Exercise details =>
Transcribe the listing exactly, leaving out every picture.

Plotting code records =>
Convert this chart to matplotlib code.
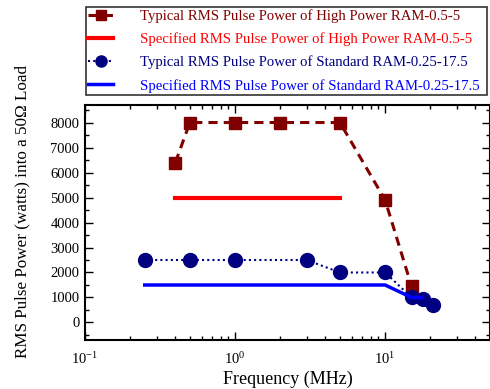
import matplotlib
matplotlib.use("Agg")
import matplotlib.pyplot as plt
from matplotlib.ticker import MultipleLocator, LogLocator

plt.rcParams["font.family"] = ["Liberation Serif", "DejaVu Serif"]
plt.rcParams["mathtext.fontset"] = "custom"
plt.rcParams["mathtext.rm"] = "Liberation Serif"

# typical pulse power, high power model
high_freq = [0.4, 0.5, 1, 2, 5, 10, 15]
high_power = [6400, 8000, 8000, 8000, 8000, 4900, 1450]

# specified pulse power, high power model
high_spec_freq = [0.4, 5]
high_spec_power = [5000, 5000]

# typical pulse power, standard model
std_freq = [0.25, 0.5, 1, 3, 5, 10, 15, 18, 21]
std_power = [2500, 2500, 2500, 2500, 2000, 2000, 1000, 950, 700]

# specified pulse power, standard model
std_spec_freq = [0.25, 10, 15, 17.5]
std_spec_power = [1500, 1500, 1000, 1000]

fig = plt.figure(figsize=(4.9, 3.89), dpi=100)
ax = fig.add_axes([0.1735, 0.126, 0.8265, 0.604])

l1, = ax.plot(high_freq, high_power, color="#800000", linestyle=(0, (3, 2)),
              linewidth=2.2, marker="s", markersize=9,
              label="Typical RMS Pulse Power of High Power RAM-0.5-5")
l2, = ax.plot(high_spec_freq, high_spec_power, color="#ff0000", linewidth=3,
              label="Specified RMS Pulse Power of High Power RAM-0.5-5")
l3, = ax.plot(std_freq, std_power, color="#000080", linestyle=(0, (1, 1.5)),
              linewidth=1.5, marker="o", markersize=10,
              label="Typical RMS Pulse Power of Standard RAM-0.25-17.5")
l4, = ax.plot(std_spec_freq, std_spec_power, color="#0000ff", linewidth=2.5,
              label="Specified RMS Pulse Power of Standard RAM-0.25-17.5")

ax.set_xscale("log")
ax.set_xlim(0.1, 50)
ax.set_ylim(-700, 8700)
ax.yaxis.set_major_locator(MultipleLocator(1000))
ax.yaxis.set_minor_locator(MultipleLocator(500))
ax.xaxis.set_major_locator(LogLocator(base=10))
ax.xaxis.set_minor_locator(LogLocator(base=10, subs=range(2, 10)))

ax.tick_params(which="both", direction="in", top=True, right=True,
               labelsize=10.5, width=1)
ax.tick_params(which="major", length=6)
ax.tick_params(which="minor", length=3)
ax.tick_params(axis="x", pad=8)
ax.tick_params(axis="y", pad=4)
for s in ax.spines.values():
    s.set_linewidth(1.5)

ax.set_xlabel("Frequency (MHz)", fontsize=13, labelpad=3)
ax.set_ylabel("RMS Pulse Power (watts) into a 50\u03a9 Load", fontsize=12.3)
ax.yaxis.set_label_coords(-0.136, 0.545)

leg = fig.legend(handles=[l1, l2, l3, l4], loc="upper left",
                 bbox_to_anchor=(0.1755, 0.751, 0.818, 0.231), mode="expand",
                 fontsize=10.6, frameon=True, fancybox=False, borderaxespad=0,
                 handlelength=1.7, handletextpad=1.85, labelspacing=0.64,
                 borderpad=0.15, markerscale=0.8)
leg.get_frame().set_edgecolor("black")
leg.get_frame().set_linewidth(1.2)
for txt, line in zip(leg.get_texts(), [l1, l2, l3, l4]):
    txt.set_color(line.get_color())

fig.savefig("out.png", dpi=100)
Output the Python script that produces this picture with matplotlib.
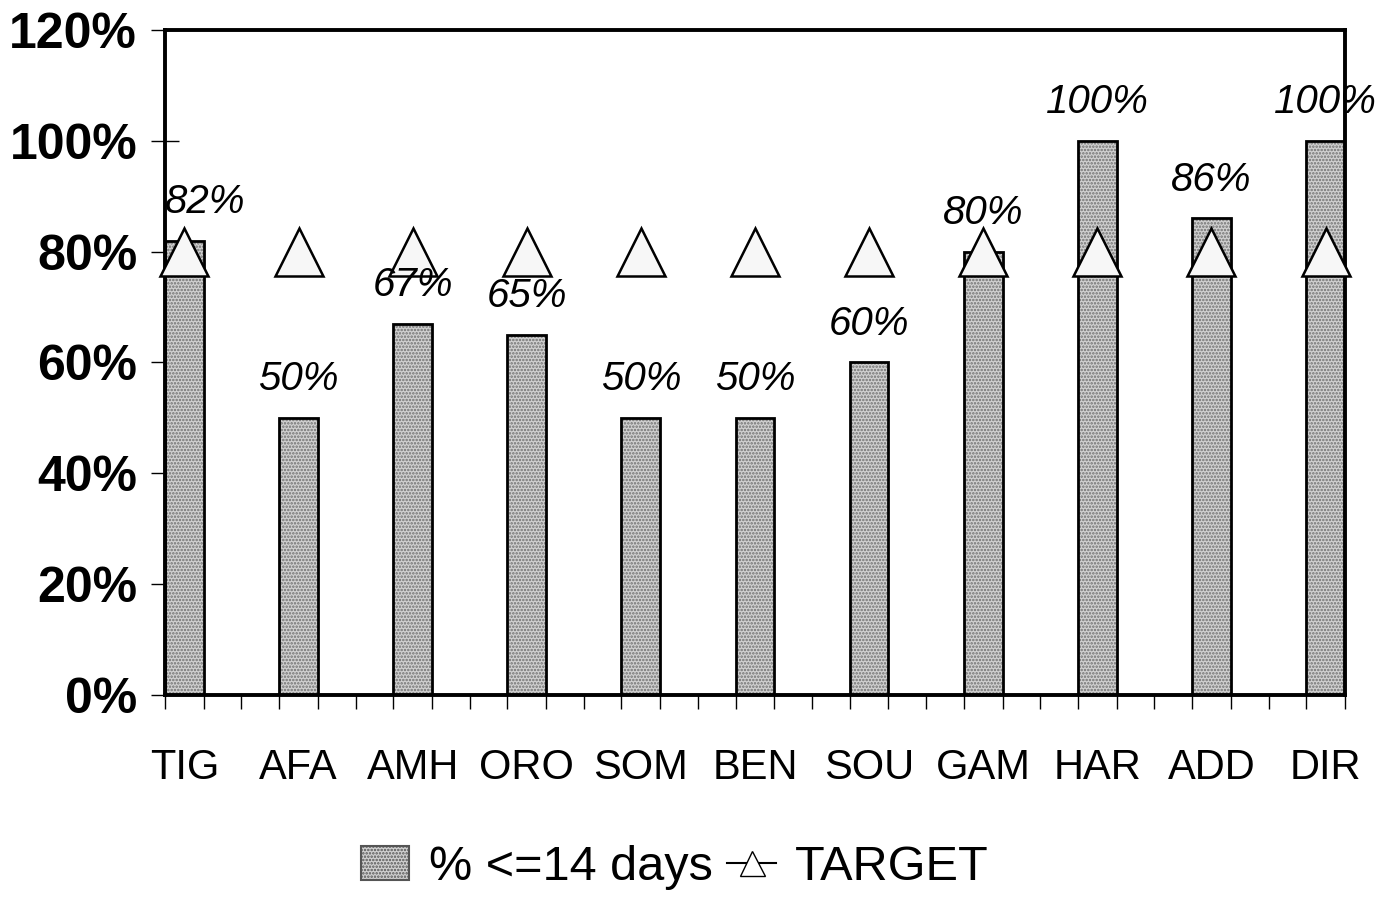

Result of this exercise =>
Convert this chart to matplotlib code.
import matplotlib
matplotlib.use("Agg")
import matplotlib.pyplot as plt
from matplotlib.ticker import MultipleLocator, LogLocator

plt.rcParams["font.family"] = ["Liberation Serif", "DejaVu Serif"]
plt.rcParams["mathtext.fontset"] = "custom"
plt.rcParams["mathtext.rm"] = "Liberation Serif"

# typical pulse power, high power model
high_freq = [0.4, 0.5, 1, 2, 5, 10, 15]
high_power = [6400, 8000, 8000, 8000, 8000, 4900, 1450]

# specified pulse power, high power model
high_spec_freq = [0.4, 5]
high_spec_power = [5000, 5000]

# typical pulse power, standard model
std_freq = [0.25, 0.5, 1, 3, 5, 10, 15, 18, 21]
std_power = [2500, 2500, 2500, 2500, 2000, 2000, 1000, 950, 700]

# specified pulse power, standard model
std_spec_freq = [0.25, 10, 15, 17.5]
std_spec_power = [1500, 1500, 1000, 1000]

fig = plt.figure(figsize=(4.9, 3.89), dpi=100)
ax = fig.add_axes([0.1735, 0.126, 0.8265, 0.604])

l1, = ax.plot(high_freq, high_power, color="#800000", linestyle=(0, (3, 2)),
              linewidth=2.2, marker="s", markersize=9,
              label="Typical RMS Pulse Power of High Power RAM-0.5-5")
l2, = ax.plot(high_spec_freq, high_spec_power, color="#ff0000", linewidth=3,
              label="Specified RMS Pulse Power of High Power RAM-0.5-5")
l3, = ax.plot(std_freq, std_power, color="#000080", linestyle=(0, (1, 1.5)),
              linewidth=1.5, marker="o", markersize=10,
              label="Typical RMS Pulse Power of Standard RAM-0.25-17.5")
l4, = ax.plot(std_spec_freq, std_spec_power, color="#0000ff", linewidth=2.5,
              label="Specified RMS Pulse Power of Standard RAM-0.25-17.5")

ax.set_xscale("log")
ax.set_xlim(0.1, 50)
ax.set_ylim(-700, 8700)
ax.yaxis.set_major_locator(MultipleLocator(1000))
ax.yaxis.set_minor_locator(MultipleLocator(500))
ax.xaxis.set_major_locator(LogLocator(base=10))
ax.xaxis.set_minor_locator(LogLocator(base=10, subs=range(2, 10)))

ax.tick_params(which="both", direction="in", top=True, right=True,
               labelsize=10.5, width=1)
ax.tick_params(which="major", length=6)
ax.tick_params(which="minor", length=3)
ax.tick_params(axis="x", pad=8)
ax.tick_params(axis="y", pad=4)
for s in ax.spines.values():
    s.set_linewidth(1.5)

ax.set_xlabel("Frequency (MHz)", fontsize=13, labelpad=3)
ax.set_ylabel("RMS Pulse Power (watts) into a 50\u03a9 Load", fontsize=12.3)
ax.yaxis.set_label_coords(-0.136, 0.545)

leg = fig.legend(handles=[l1, l2, l3, l4], loc="upper left",
                 bbox_to_anchor=(0.1755, 0.751, 0.818, 0.231), mode="expand",
                 fontsize=10.6, frameon=True, fancybox=False, borderaxespad=0,
                 handlelength=1.7, handletextpad=1.85, labelspacing=0.64,
                 borderpad=0.15, markerscale=0.8)
leg.get_frame().set_edgecolor("black")
leg.get_frame().set_linewidth(1.2)
for txt, line in zip(leg.get_texts(), [l1, l2, l3, l4]):
    txt.set_color(line.get_color())

fig.savefig("out.png", dpi=100)
Output the Python script that produces this picture with matplotlib.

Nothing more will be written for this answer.